A diffuse domain method for two-phase flows with large density ratio in complex geometries

We present a quasi-incompressible Navier-Stokes-Cahn-Hilliard (q-NSCH) diffuse interface model for two-phase fluid flows with variable physical properties that maintains thermodynamic consistency. Then, we couple the diffuse domain method with this two-phase fluid model - yielding a new q-NSCH-DD model - to simulate the two-phase flows with moving contact lines in complex geometries. The original complex domain is extended to a larger regular domain, usually a cuboid, and the complex domain boundary is replaced by an interfacial region with finite thickness.

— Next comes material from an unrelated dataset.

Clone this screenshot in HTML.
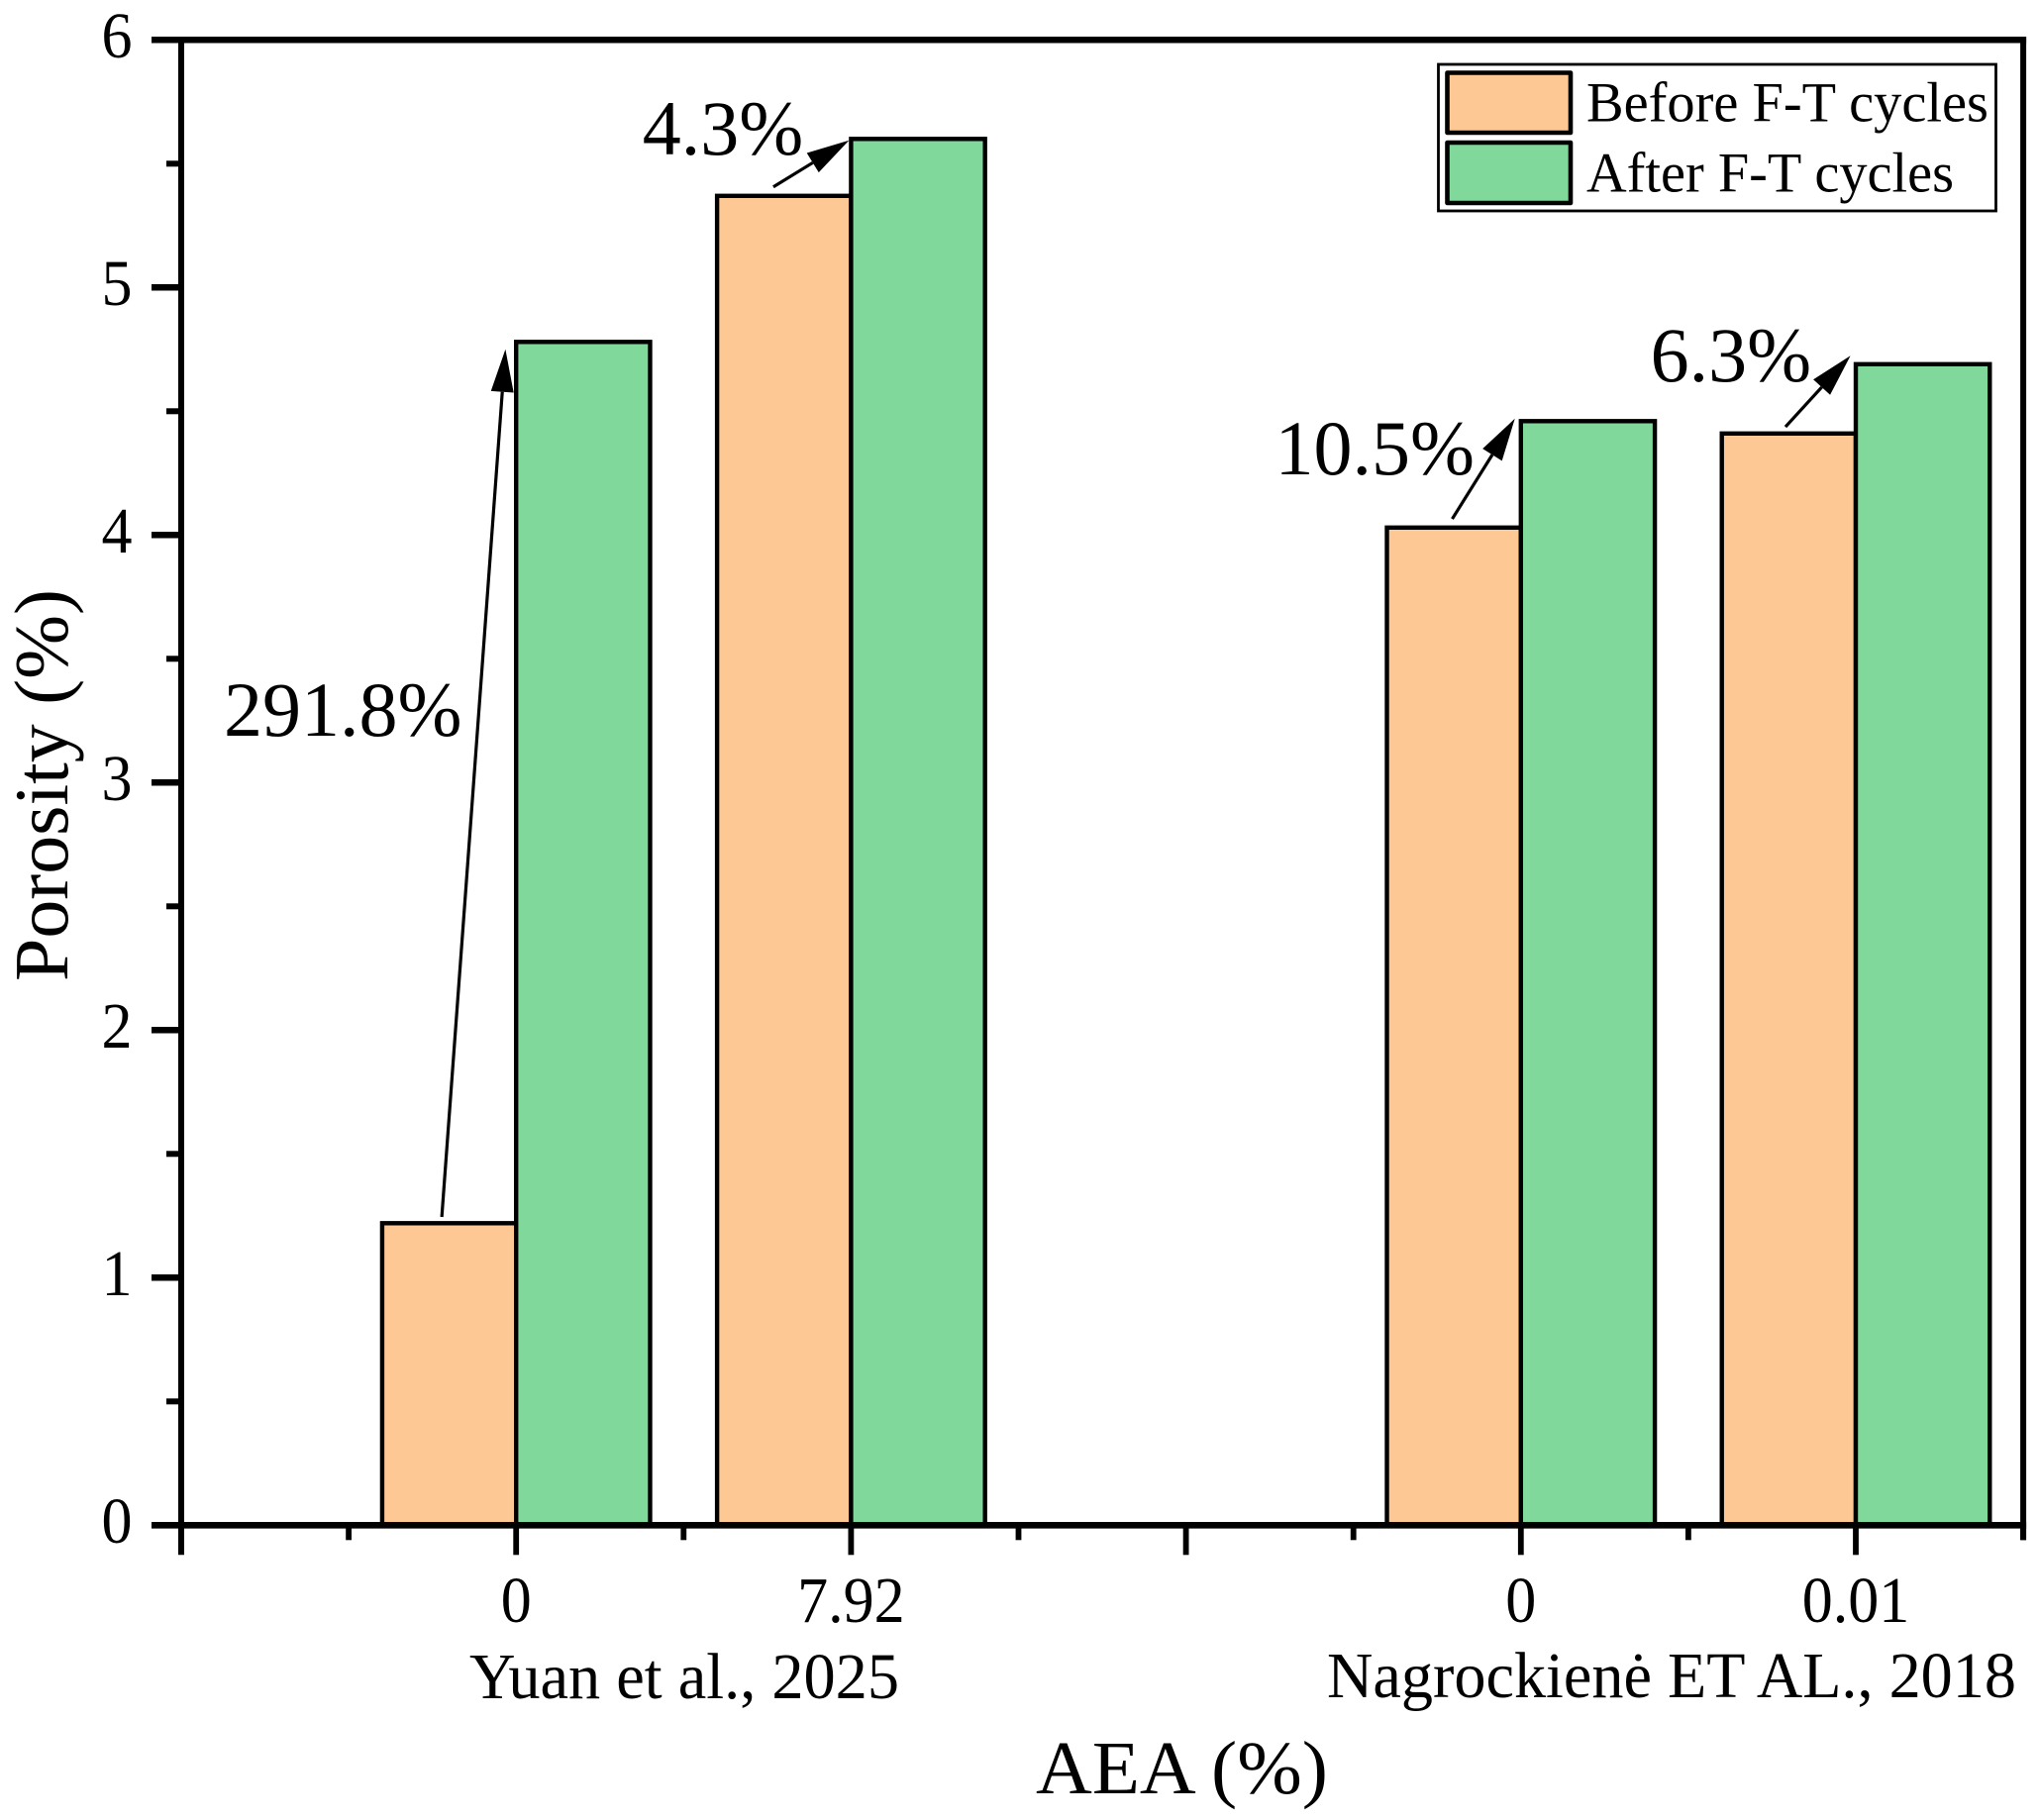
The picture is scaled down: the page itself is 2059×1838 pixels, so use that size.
<!DOCTYPE html>
<html lang="en">
<head>
<meta charset="utf-8">
<title>Porosity before and after F-T cycles</title>
<style>
html,body{margin:0;padding:0;background:#fff;width:2059px;height:1838px;overflow:hidden}
svg{display:block}
text{font-family:"Liberation Serif","Times New Roman",serif;fill:#000}
</style>
</head>
<body>
<svg id="chart" xmlns="http://www.w3.org/2000/svg" width="2059" height="1838" viewBox="0 0 2059 1838">
  <rect x="0" y="0" width="2059" height="1838" fill="#fff"/>
  <g id="bars"></g>
  <g id="arrows"></g>
  <g id="axes"></g>
  <text transform="translate(68,991) rotate(-90)" font-size="77" textLength="396" lengthAdjust="spacingAndGlyphs">Porosity (%)</text>
  <text x="1046" y="1811" font-size="76" textLength="295" lengthAdjust="spacingAndGlyphs">AEA (%)</text>
  <text x="474" y="1715" font-size="66" textLength="434" lengthAdjust="spacingAndGlyphs">Yuan et al., 2025</text>
  <text x="1340" y="1714" font-size="66" textLength="696" lengthAdjust="spacingAndGlyphs">Nagrockienė ET AL., 2018</text>
  <g>
    <rect x="1452.5" y="65" width="563" height="148" fill="#fff" stroke="#000" stroke-width="2.8"/>
    <rect x="1461.5" y="73.5" width="124.5" height="60.5" fill="#fec894" stroke="#000" stroke-width="4.6" stroke-linejoin="round"/>
    <text x="1602" y="122.7" font-size="57" textLength="406" lengthAdjust="spacingAndGlyphs">Before F-T cycles</text>
    <rect x="1461.5" y="144" width="124.5" height="61" fill="#80d89a" stroke="#000" stroke-width="4.6" stroke-linejoin="round"/>
    <text x="1602" y="193.3" font-size="57" textLength="371" lengthAdjust="spacingAndGlyphs">After F-T cycles</text>
  </g>
</svg>
<script>
// Chart data
const categoryLabels = ["0", "7.92", "0", "0.01"];
const categoryPositions = [1, 2, 4, 5];
const beforeValues = [1.22, 5.37, 4.03, 4.41];
const afterValues = [4.78, 5.6, 4.46, 4.69];
const changeLabels = ["291.8%", "4.3%", "10.5%", "6.3%"];
const yTickLabels = ["0", "1", "2", "3", "4", "5", "6"];

// Axis functions
const X0 = 183, X_UNIT = 338.2, Y0 = 1540.3, Y_UNIT = 250;
const X_MAX = 5.5, Y_MAX = 6, BAR_WIDTH = 0.4;
function xScale(v) { return X0 + X_UNIT * v; }
function yScale(v) { return Y0 - Y_UNIT * v; }

const SVG_NS = "http://www.w3.org/2000/svg";
function make(parent, tag, attrs, name) {
  const el = document.createElementNS(SVG_NS, tag);
  for (const k in attrs) el.setAttribute(k, attrs[k]);
  
  
  parent.appendChild(el);
  return el;
}
// Reference tick digits are slightly condensed
function condense(t) {
  t.setAttribute('textLength', t.getComputedTextLength() * 0.94);
  t.setAttribute('lengthAdjust', 'spacingAndGlyphs');
}

// Bars
const barsG = document.getElementById("bars");
categoryPositions.forEach(function (c, i) {
  make(barsG, "rect", {
    x: xScale(c - BAR_WIDTH), y: yScale(beforeValues[i]),
    width: xScale(c) - xScale(c - BAR_WIDTH), height: yScale(0) - yScale(beforeValues[i]),
    fill: "#fec894", stroke: "#000", "stroke-width": 4.4
  }, "bar-before-" + i);
  make(barsG, "rect", {
    x: xScale(c), y: yScale(afterValues[i]),
    width: xScale(c + BAR_WIDTH) - xScale(c), height: yScale(0) - yScale(afterValues[i]),
    fill: "#80d89a", stroke: "#000", "stroke-width": 4.4
  }, "bar-after-" + i);
});

// Change arrows: horizontal ends are offsets from the category, vertical ends offsets from the bar tops
const arrowTailDx = [-0.222, -0.232, -0.205, -0.21];
const arrowTipDx = [-0.032, -0.006, -0.018, -0.016];
const arrowTailDy = [0.025, 0.036, 0.035, 0.027];
const arrowTipDy = [-0.03, -0.006, 0.01, 0.034];
const labelDx = [-0.873, -0.623, -0.734, -0.613];
const labelDy = [-1.591, -0.063, -0.215, -0.069];
const arrowsG = document.getElementById("arrows");
const HEAD_LEN = 43, HEAD_W = 23;
categoryPositions.forEach(function (c, i) {
  const x1 = xScale(c + arrowTailDx[i]), y1 = yScale(beforeValues[i] + arrowTailDy[i]);
  const x2 = xScale(c + arrowTipDx[i]), y2 = yScale(afterValues[i] + arrowTipDy[i]);
  const len = Math.hypot(x2 - x1, y2 - y1);
  const ux = (x2 - x1) / len, uy = (y2 - y1) / len;
  const bx = x2 - ux * HEAD_LEN, by = y2 - uy * HEAD_LEN;
  make(arrowsG, "line", { x1: x1, y1: y1, x2: bx, y2: by, stroke: "#000", "stroke-width": 3.2 }, "arrow-shaft-" + i);
  const pts = [x2, y2, bx - uy * HEAD_W / 2, by + ux * HEAD_W / 2, bx + uy * HEAD_W / 2, by - ux * HEAD_W / 2].join(" ");
  make(arrowsG, "polygon", { points: pts, fill: "#000" }, "arrow-head-" + i);
  const t = make(arrowsG, "text", {
    x: xScale(c + labelDx[i]), y: yScale(afterValues[i] + labelDy[i]), "font-size": 78
  }, "change-label-" + i);
  t.textContent = changeLabels[i];
});

// Axes
const axesG = document.getElementById("axes");
const TOP = yScale(Y_MAX), RIGHT = xScale(X_MAX);
make(axesG, "line", { x1: X0, y1: TOP - 3.2, x2: X0, y2: Y0 + 30, stroke: "#000", "stroke-width": 6 }, "y-axis-line");
make(axesG, "line", { x1: RIGHT, y1: TOP - 3.2, x2: RIGHT, y2: Y0 + 15, stroke: "#000", "stroke-width": 6 }, "right-frame-line");
make(axesG, "line", { x1: X0 - 30, y1: TOP, x2: RIGHT + 3, y2: TOP, stroke: "#000", "stroke-width": 6.5 }, "top-frame-line");
make(axesG, "line", { x1: X0 - 30, y1: Y0, x2: RIGHT + 3, y2: Y0, stroke: "#000", "stroke-width": 6.7 }, "x-axis-line");

yTickLabels.forEach(function (lab, i) {
  if (i > 0 && i < Y_MAX) {
    make(axesG, "line", { x1: X0 - 30, y1: yScale(i), x2: X0, y2: yScale(i), stroke: "#000", "stroke-width": 6.5 }, "y-major-tick-" + i);
  }
  if (i < Y_MAX) {
    make(axesG, "line", { x1: X0 - 15, y1: yScale(i + 0.5), x2: X0, y2: yScale(i + 0.5), stroke: "#000", "stroke-width": 6 }, "y-minor-tick-" + i);
  }
  const t = make(axesG, "text", { x: 118, y: yScale(i) + 17.7, "font-size": 66, "text-anchor": "middle" }, "y-tick-label-" + lab);
  t.textContent = lab;
  condense(t);
});

for (let k = 1; k <= 11; k++) {
  const v = k / 2;
  const major = k % 2 === 0;
  make(axesG, "line", {
    x1: xScale(v), y1: Y0, x2: xScale(v), y2: Y0 + (major ? 30 : 15),
    stroke: "#000", "stroke-width": 5.8
  }, (major ? "x-major-tick-" : "x-minor-tick-") + k);
}
categoryPositions.forEach(function (c, i) {
  const t = make(axesG, "text", { x: xScale(c), y: 1638, "font-size": 66, "text-anchor": "middle" }, "x-tick-label-" + i);
  t.textContent = categoryLabels[i];
  condense(t);
});
</script>
</body>
</html>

A phase-field function is introduced to approximate the characteristic function of the original domain of interest. The original fluid model, q-NSCH, is reformulated on the larger domain with additional source terms that approximate the boundary conditions on the solid surface. We show that the q-NSCH-DD system converges to the q-NSCH system asymptotically as the thickness of the diffuse domain interface introduced by the phase-field function shrinks to zero (epsilon -> 0) with O(epsilon). Our analytic results are confirmed numerically by measuring the errors in both L-2 and L-infinity norms. In addition, we show that the q-NSCH-DD system not only allows the contact line to move on curved boundaries, but also makes the fluid-fluid interface intersect the solid object at an angle that is consistent with the prescribed contact angle.